**AIM:** Show every line that has the string "full" in it.

**SUPPLIED MATERIAL:**

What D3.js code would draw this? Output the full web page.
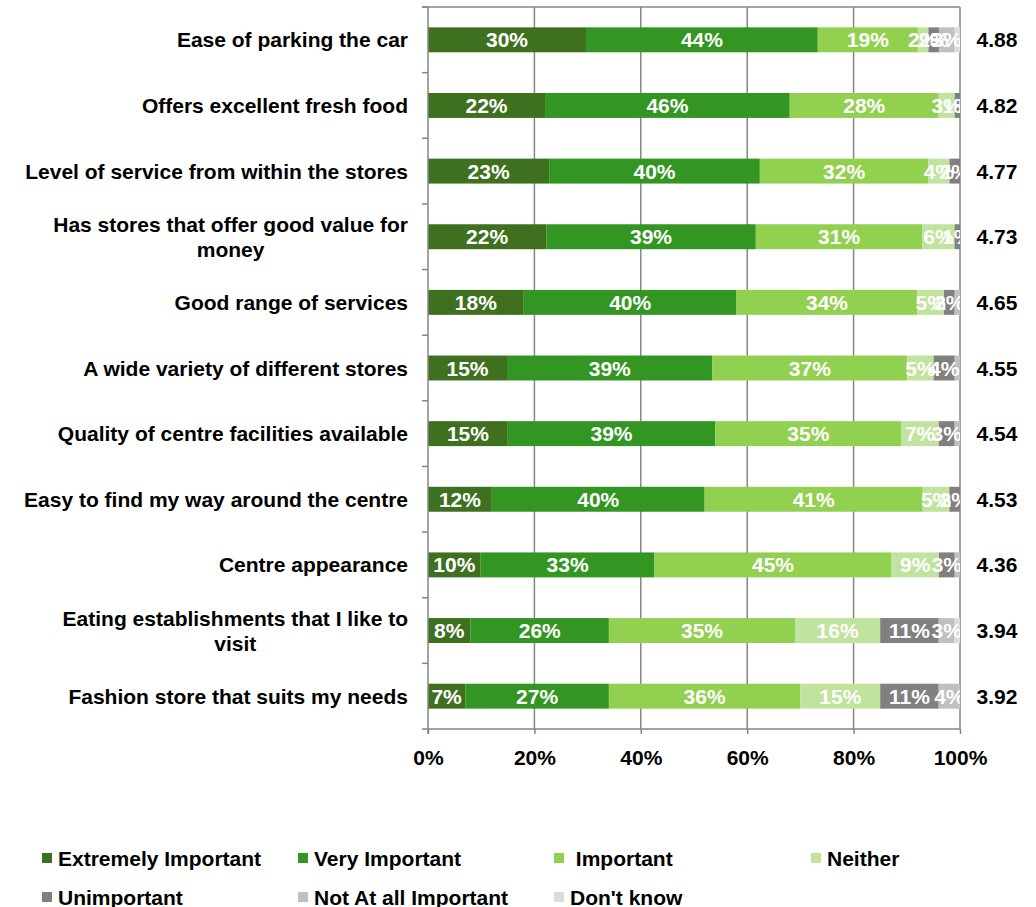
<!DOCTYPE html>
<html>
<head>
<meta charset="utf-8">
<script src="https://cdn.jsdelivr.net/npm/d3@7"></script>
<style>
  html, body { margin: 0; padding: 0; background: #ffffff; }
  svg text { font-family: "Liberation Sans", Arial, sans-serif; font-weight: bold; }
</style>
</head>
<body>
<svg id="chart" width="1036" height="907"></svg>
<script>
// Attributes rated, top to bottom
const categories = [
  "Ease of parking the car",
  "Offers excellent fresh food",
  "Level of service from within the stores",
  "Has stores that offer good value for money",
  "Good range of services",
  "A wide variety of different stores",
  "Quality of centre facilities available",
  "Easy to find my way around the centre",
  "Centre appearance",
  "Eating establishments that I like to visit",
  "Fashion store that suits my needs"
];

// Wrapped label lines for the longer attributes
const categoryLines = [
  ["Ease of parking the car"],
  ["Offers excellent fresh food"],
  ["Level of service from within the stores"],
  ["Has stores that offer good value for", "money"],
  ["Good range of services"],
  ["A wide variety of different stores"],
  ["Quality of centre facilities available"],
  ["Easy to find my way around the centre"],
  ["Centre appearance"],
  ["Eating establishments that I like to", "visit"],
  ["Fashion store that suits my needs"]
];

const seriesNames = [
  "Extremely Important", "Very Important", " Important", "Neither",
  "Unimportant", "Not At all Important", "Don't know"
];

// Percentage of respondents per rating (one array per series, in category order)
const extremelyImportant = [30, 22, 23, 22, 18, 15, 15, 12, 10, 8, 7];
const veryImportant      = [44, 46, 40, 39, 40, 39, 39, 40, 33, 26, 27];
const important          = [19, 28, 32, 31, 34, 37, 35, 41, 45, 35, 36];
const neither            = [2, 3, 4, 6, 5, 5, 7, 5, 9, 16, 15];
const unimportant        = [2, 1, 2, 1, 2, 4, 3, 2, 3, 11, 11];
const notAtAllImportant  = [3, 0, 0, 0, 1, 1, 1, 0, 1, 3, 4];
const dontKnow           = [1, 0, 0, 0, 0, 0, 0, 0, 0, 1, 0];

// Mean importance score per attribute
const meanScores = ["4.88", "4.82", "4.77", "4.73", "4.65", "4.55", "4.54", "4.53", "4.36", "3.94", "3.92"];

const xTickValues = [0, 20, 40, 60, 80, 100];

const seriesColors = ["#3e7020", "#339623", "#92d050", "#c0e39d", "#808080", "#c0c0c0", "#dcdcdc"];

const seriesValues = [extremelyImportant, veryImportant, important, neither,
                      unimportant, notAtAllImportant, dontKnow];

// ---- Layout ----
const svg = d3.select("#chart");
const plot = { left: 428, right: 960, top: 7, bottom: 729 };
const fontSize = 21;
const gridColor = "#868686";

const x = d3.scaleLinear().domain([0, 100]).range([plot.left, plot.right]);
const y = d3.scaleBand().domain(categories).range([plot.top, plot.bottom])
  .paddingInner(0.62).paddingOuter(0.31);
const yBoundary = d3.scaleLinear().domain([0, categories.length]).range([plot.top, plot.bottom]);

// 100% stacked: each category's total is expanded to fill the full width
const rows = categories.map((c, i) => {
  const row = { category: c };
  seriesNames.forEach((s, k) => { row[s] = seriesValues[k][i]; });
  return row;
});
const stacked = d3.stack().keys(seriesNames).offset(d3.stackOffsetExpand)(rows);
const px = v => x(v * 100);

// Vertical gridlines
svg.append("g").selectAll("line")
  .data(xTickValues.slice(1))
  .join("line")
  .attr("x1", d => x(d)).attr("x2", d => x(d))
  .attr("y1", plot.top).attr("y2", plot.bottom)
  .attr("stroke", gridColor).attr("stroke-width", 1.5);

// Top border of the plot area
svg.append("line")
  .attr("x1", plot.left - 6).attr("x2", plot.right)
  .attr("y1", plot.top).attr("y2", plot.top)
  .attr("stroke", gridColor).attr("stroke-width", 1.5);

// Bars
const barLayer = svg.append("g");
stacked.forEach((layer, k) => {
  barLayer.append("g")
    .attr("fill", seriesColors[k])
    .selectAll("rect")
    .data(layer)
    .join("rect")
    .attr("x", d => px(d[0]))
    .attr("width", d => px(d[1]) - px(d[0]))
    .attr("y", d => y(d.data.category))
    .attr("height", y.bandwidth());
});

// Segment value labels, clipped to the plot area
svg.append("clipPath").attr("id", "plotClip")
  .append("rect")
  .attr("x", plot.left).attr("y", plot.top)
  .attr("width", plot.right - plot.left).attr("height", plot.bottom - plot.top);

// 1% slivers of the last two ratings carry no label
const showLabel = (v, k) => v > 0 && (k < 5 || v >= 2);

const labelLayer = svg.append("g").attr("clip-path", "url(#plotClip)");
stacked.forEach((layer, k) => {
  labelLayer.append("g")
    .selectAll("text")
    .data(layer.filter(d => showLabel(d.data[layer.key], k)))
    .join("text")
    .attr("x", d => px((d[0] + d[1]) / 2))
    .attr("y", d => y(d.data.category) + y.bandwidth() / 2)
    .attr("dy", "0.36em")
    .attr("text-anchor", "middle")
    .attr("fill", "#ffffff")
    .attr("font-size", fontSize)
    .text(d => d.data[layer.key] + "%");
});

// Category axis (left)
const yAxisG = svg.append("g");
yAxisG.append("line")
  .attr("x1", plot.left).attr("x2", plot.left)
  .attr("y1", plot.top).attr("y2", plot.bottom + 5)
  .attr("stroke", gridColor).attr("stroke-width", 1.5);
yAxisG.selectAll("line.tick")
  .data(d3.range(0, categories.length + 1))
  .join("line")
  .attr("class", "tick")
  .attr("x1", plot.left - 6).attr("x2", plot.left)
  .attr("y1", d => yBoundary(d)).attr("y2", d => yBoundary(d))
  .attr("stroke", gridColor).attr("stroke-width", 1.5);

// Category labels: block right-aligned, lines centred within it
const catLabels = svg.append("g");
categories.forEach((c, i) => {
  const lines = categoryLines[i];
  const cy = y(c) + y.bandwidth() / 2;
  const lh = 25;
  const tmp = catLabels.append("text").attr("font-size", fontSize);
  const blockW = d3.max(lines, l => { tmp.text(l); return tmp.node().getComputedTextLength(); });
  tmp.remove();
  const cx = 408 - blockW / 2;
  const t = catLabels.append("text")
    .attr("font-size", fontSize)
    .attr("fill", "#000000");
  lines.forEach((l, j) => {
    t.append("tspan")
      .attr("x", cx)
      .attr("y", cy + (j - (lines.length - 1) / 2) * lh)
      .attr("dy", "0.36em")
      .attr("text-anchor", "middle")
      .text(l);
  });
});

// Mean scores (right)
svg.append("g").selectAll("text")
  .data(categories)
  .join("text")
  .attr("x", 997)
  .attr("y", d => y(d) + y.bandwidth() / 2)
  .attr("dy", "0.36em")
  .attr("text-anchor", "middle")
  .attr("font-size", fontSize)
  .attr("fill", "#000000")
  .text((d, i) => meanScores[i]);

// Value axis (bottom)
const xAxis = d3.axisBottom(x)
  .tickValues(xTickValues)
  .tickSize(5)
  .tickFormat(d => d + "%");
const xAxisG = svg.append("g")
  .attr("transform", `translate(0,${plot.bottom})`)
  .call(xAxis);
xAxisG.select(".domain").attr("stroke", gridColor).attr("stroke-width", 1.5)
  .attr("d", `M${plot.left},0H${plot.right}`);
xAxisG.selectAll(".tick line").attr("stroke", gridColor).attr("stroke-width", 1.5);
xAxisG.selectAll(".tick text")
  .attr("font-size", fontSize)
  .attr("font-family", "Liberation Sans, Arial, sans-serif")
  .attr("fill", "#000000")
  .attr("y", 21)
  .attr("dy", "0.71em");

// Legend
const legendPos = [
  [42, 858], [298, 858], [554, 858], [811, 858],
  [42, 897], [298, 897], [554, 897]
];
const legend = svg.append("g");
seriesNames.forEach((s, k) => {
  const [lx, ly] = legendPos[k];
  legend.append("rect")
    .attr("x", lx).attr("y", ly - 5)
    .attr("width", 10).attr("height", 10)
    .attr("fill", seriesColors[k]);
  legend.append("text")
    .attr("x", lx + 16).attr("y", ly)
    .attr("dy", "0.36em")
    .attr("font-size", fontSize)
    .attr("fill", "#000000")
    .style("white-space", "pre")
    .text(s);
});
</script>
</body>
</html>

**CORRECT OUTPUT:**
What D3.js code would draw this? Output the full web page.
// 100% stacked: each category's total is expanded to fill the full width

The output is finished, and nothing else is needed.